"It IS that time of year again kids, and adults. Halloween is just around the bend. Most of us have younger ones who are beginning to venture out into the public which can be scary. Maybe that's why Halloween is so intriguing to young people, its often their first experience in public after dark. Visuals are obscure and sounds may be completely foreign. As adults we all want our kids to be safe, at the same time there is no reason for us to overreact. There a few simple tips that will keep us and our young ones away from trouble and away from true fear. Here are some basics that have been researched repeatedly over the last three decades.
The first suggestion may be the easiest for those of us seeking sleep after a long day of work. GO EARLY, there is no rule dictating that you go after dark. Especially if you have young ones, around four to eight years old. They WANT to go in the daylight/evening light because they feel more safe and they get to see other kids their age in costumes.
If your kids say they are going to a friends house, double check them on that. CALL the other parent and verify it to be true. Call again to check in if your kids are in junior high, I assure you that you are not being invasive, you are being responsible. (I'm not saying high school minors don't need to be checked on, but there is clearly a different level of concern with our emerging teenagers.)
On the safety of candy from “strangers”. Now, I hate this one, but would be remiss if didn't put it in this article because it has become such an URBAN LEGEND. The point is, check your kids candy for dangerous stuff; including, but not limited to, razor blades, needles, pins and drugs. Finding anything harmful in your childrens candy is very rare, but there is no harm in double checking. Counting their candy and imposing a candy tax is a funny way for you to see what they got anyway.
Candy Corn, this may be a new one for you, but 'm telling you. DO NOT EAT CANDY CORN. DO NOT LET YOUR CHILDREN EAT CANDY CORN. IT IS NASTY. It's made of carnuba wax, the same base wax as skittles, creates constipation, and is easy to hide needles inside of. It also offers no nutritional value.
Regarding costumes: homemade is coolest, most artistic, and probably cheapest if you can take some time yourself to work on the project. The major advantage is you can help to make it safe. Two main ideas are on either side of the visibility coin. The first is that you want your little one to be highly visible to those around them, secondly you want them to be able to see easily through their mask or costume to be able to view YOU, oncoming traffic, and potential threats. It can also allow for a great amount of time to be spent with your kids. I still remember making a Peter Pan costume with my Mom when I was under ten years old! Out of all of my costumes, that one was the best. Bright green for high visibility to drivers and nothing covering my face so that I could see easily.

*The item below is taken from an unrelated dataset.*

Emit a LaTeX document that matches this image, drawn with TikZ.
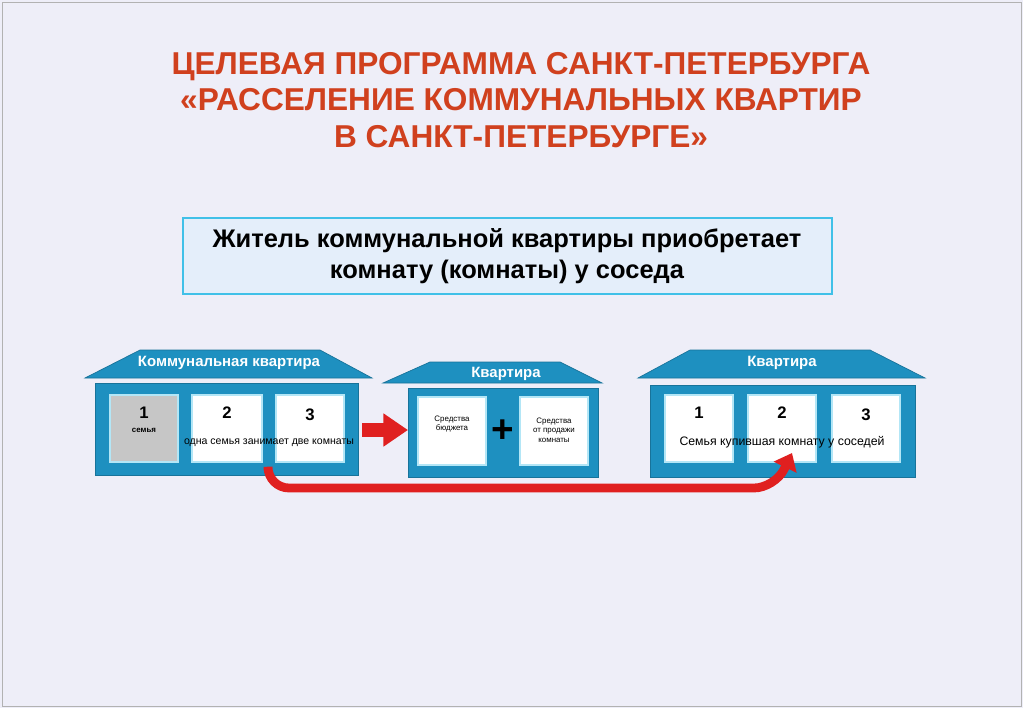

So maybe we need some costume ideas, ones that are safe regarding fabric type for movement, reflectivity for drivers and adding a mask or not for personal visibility reasons. Pirate: Easy enough right? The keys are a brightly colored cap, striped socks, fake facial hair,and eyeliner. Skeleton: Black long sleeve shirt or even better use a hoodie. Add some white puffy paint for bones, there are also neon colored paints which can increase visibility and look great under a black light that may be on the porches of the candy gods.
These simple and sometimes overlooked directions can help to keep you and yours safe, this way we can all enjoy a holiday such as Halloween.